§ **What you have to do**
Everything from the line with "Clone this chart in matplotlib." through the line with "import matplotlib.pyplot as plt", inclusive, should be repeated exactly, except the pictures.

***** Given records

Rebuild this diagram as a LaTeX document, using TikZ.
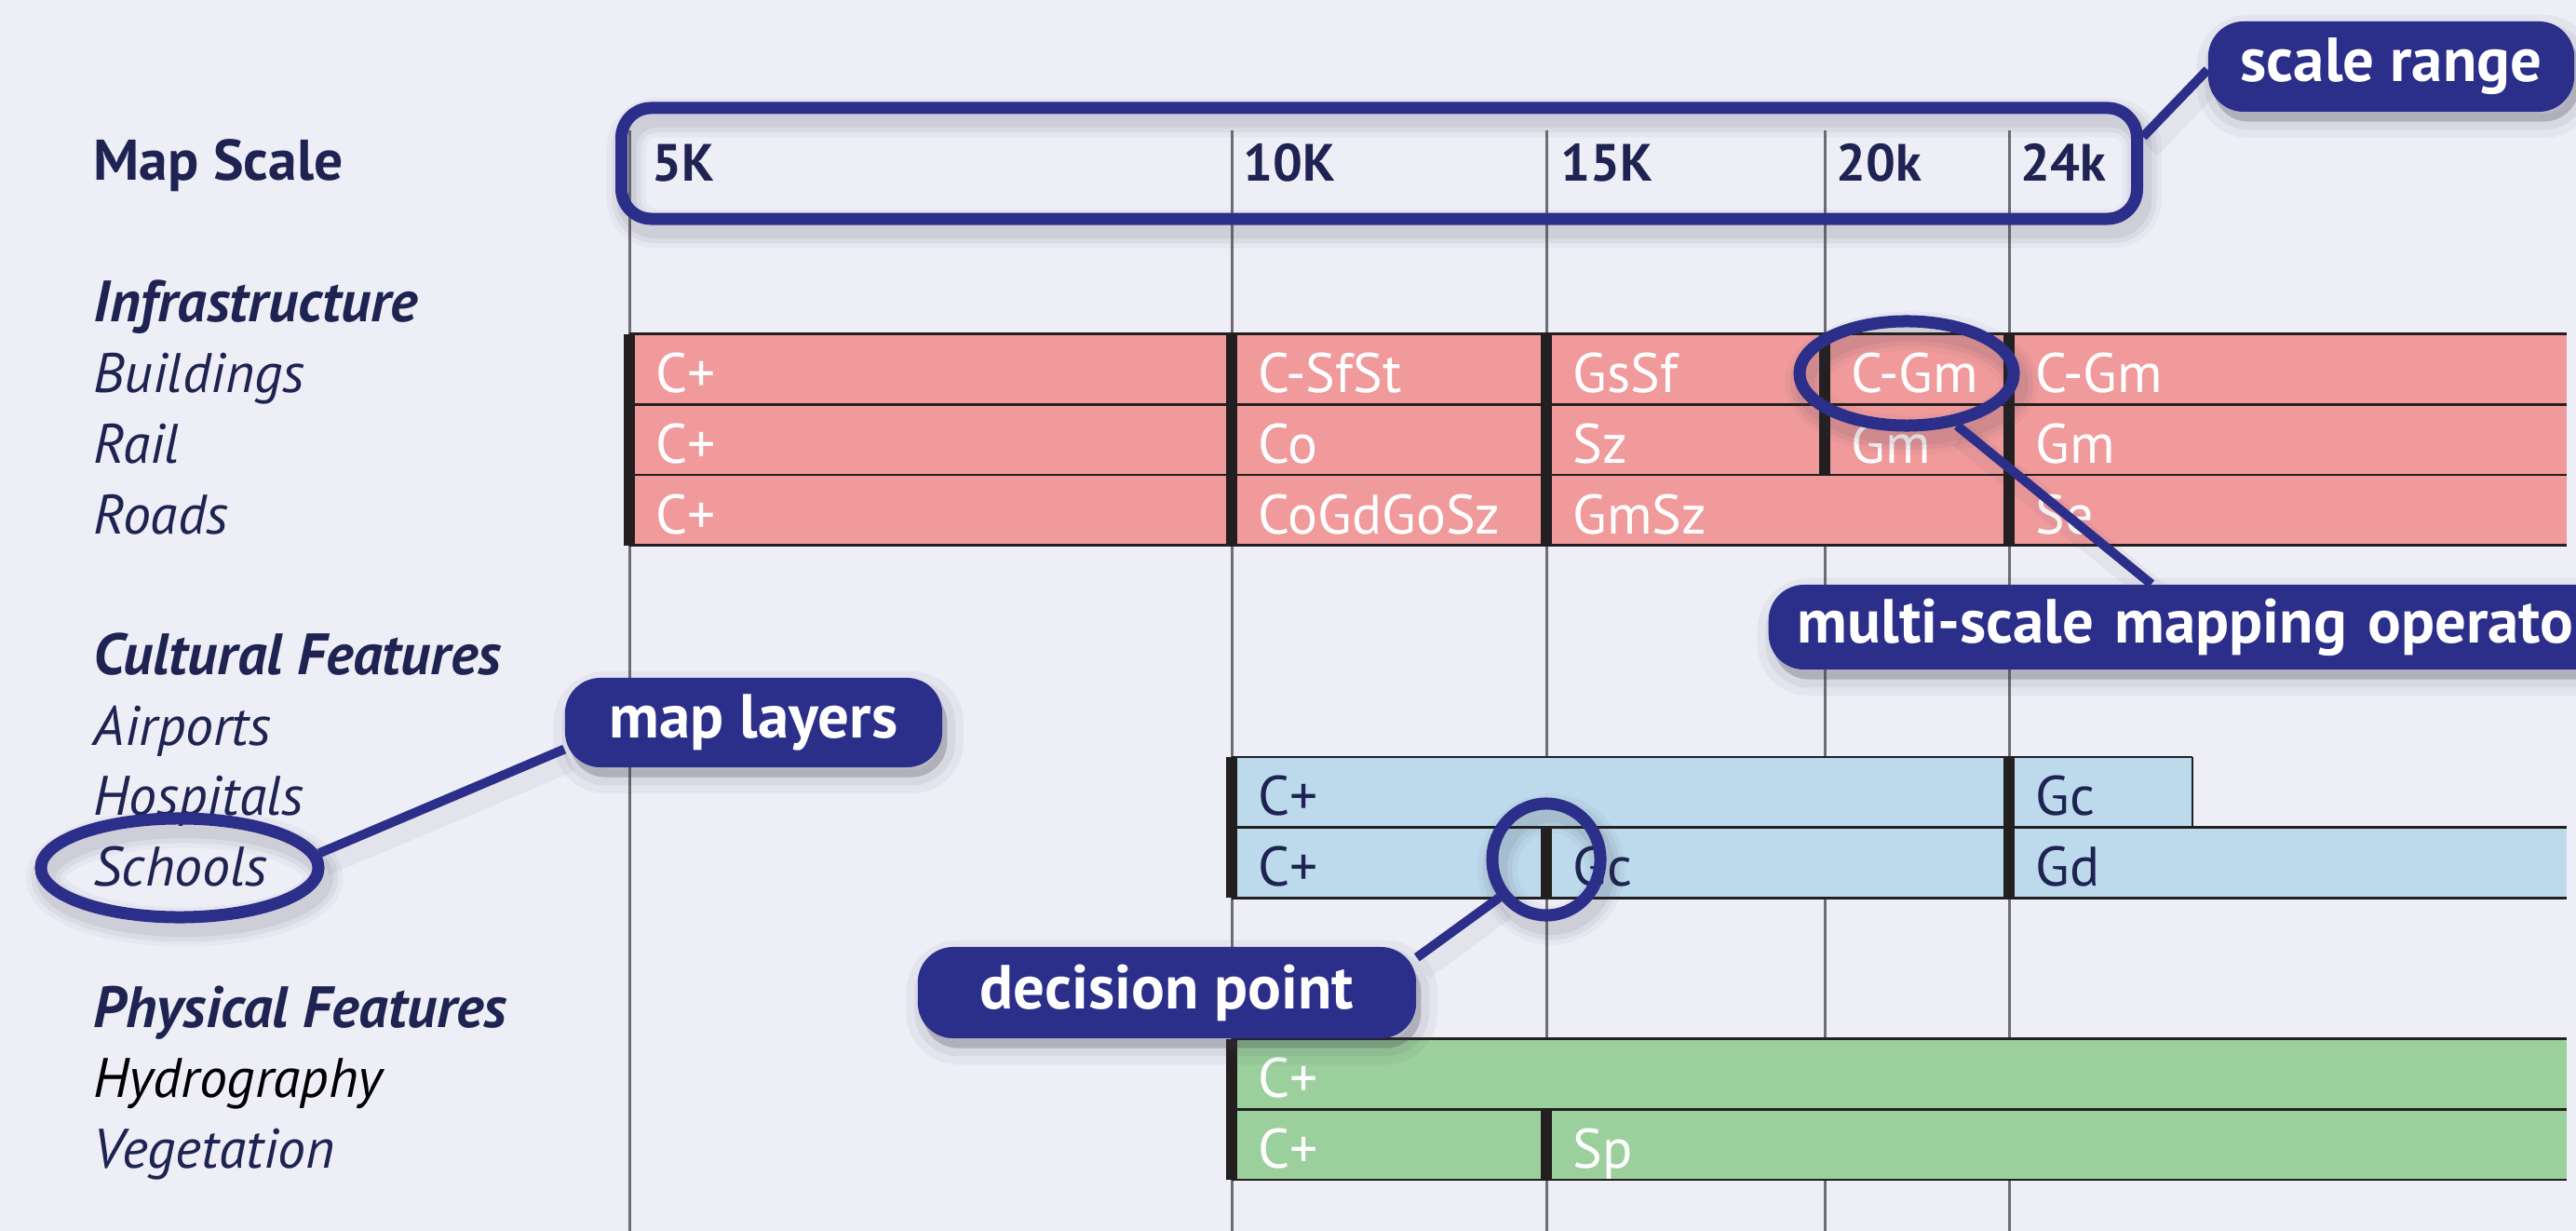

**********
***** Given records

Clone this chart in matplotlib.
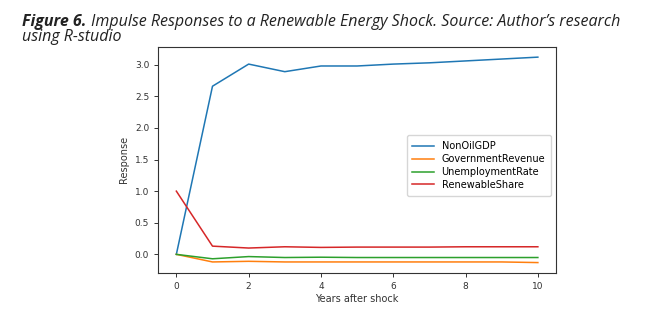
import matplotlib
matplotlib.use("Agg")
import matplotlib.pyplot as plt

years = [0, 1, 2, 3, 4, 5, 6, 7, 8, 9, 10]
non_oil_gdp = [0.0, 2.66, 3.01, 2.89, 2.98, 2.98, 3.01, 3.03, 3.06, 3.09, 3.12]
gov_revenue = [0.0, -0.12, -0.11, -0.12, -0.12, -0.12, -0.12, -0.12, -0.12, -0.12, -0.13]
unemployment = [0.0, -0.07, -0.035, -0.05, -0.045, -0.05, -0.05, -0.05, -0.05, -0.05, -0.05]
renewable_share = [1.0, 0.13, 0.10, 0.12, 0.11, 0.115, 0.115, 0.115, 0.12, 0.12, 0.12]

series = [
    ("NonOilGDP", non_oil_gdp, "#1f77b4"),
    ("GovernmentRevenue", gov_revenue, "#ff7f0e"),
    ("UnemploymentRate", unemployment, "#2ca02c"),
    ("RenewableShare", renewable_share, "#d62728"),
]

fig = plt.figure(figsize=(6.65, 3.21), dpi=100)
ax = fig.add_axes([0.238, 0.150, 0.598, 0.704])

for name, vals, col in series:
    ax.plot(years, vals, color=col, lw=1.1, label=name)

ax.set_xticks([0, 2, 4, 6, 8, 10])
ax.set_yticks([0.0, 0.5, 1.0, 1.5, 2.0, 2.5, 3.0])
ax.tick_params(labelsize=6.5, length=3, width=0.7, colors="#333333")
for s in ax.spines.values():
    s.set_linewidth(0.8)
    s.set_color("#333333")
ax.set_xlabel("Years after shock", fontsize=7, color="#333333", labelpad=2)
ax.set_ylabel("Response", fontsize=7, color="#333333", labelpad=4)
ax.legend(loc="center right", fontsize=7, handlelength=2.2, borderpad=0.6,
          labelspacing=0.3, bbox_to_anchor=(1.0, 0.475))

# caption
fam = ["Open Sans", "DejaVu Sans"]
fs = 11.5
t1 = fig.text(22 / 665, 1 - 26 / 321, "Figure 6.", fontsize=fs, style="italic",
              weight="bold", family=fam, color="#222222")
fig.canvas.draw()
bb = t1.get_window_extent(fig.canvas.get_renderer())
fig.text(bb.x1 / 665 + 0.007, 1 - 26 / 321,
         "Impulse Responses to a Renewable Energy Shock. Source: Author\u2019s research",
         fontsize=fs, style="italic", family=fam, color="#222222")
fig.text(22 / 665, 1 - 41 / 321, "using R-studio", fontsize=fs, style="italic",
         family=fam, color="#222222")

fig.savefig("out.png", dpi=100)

**********

§ **Response to this task**
Clone this chart in matplotlib.
import matplotlib
matplotlib.use("Agg")
import matplotlib.pyplot as plt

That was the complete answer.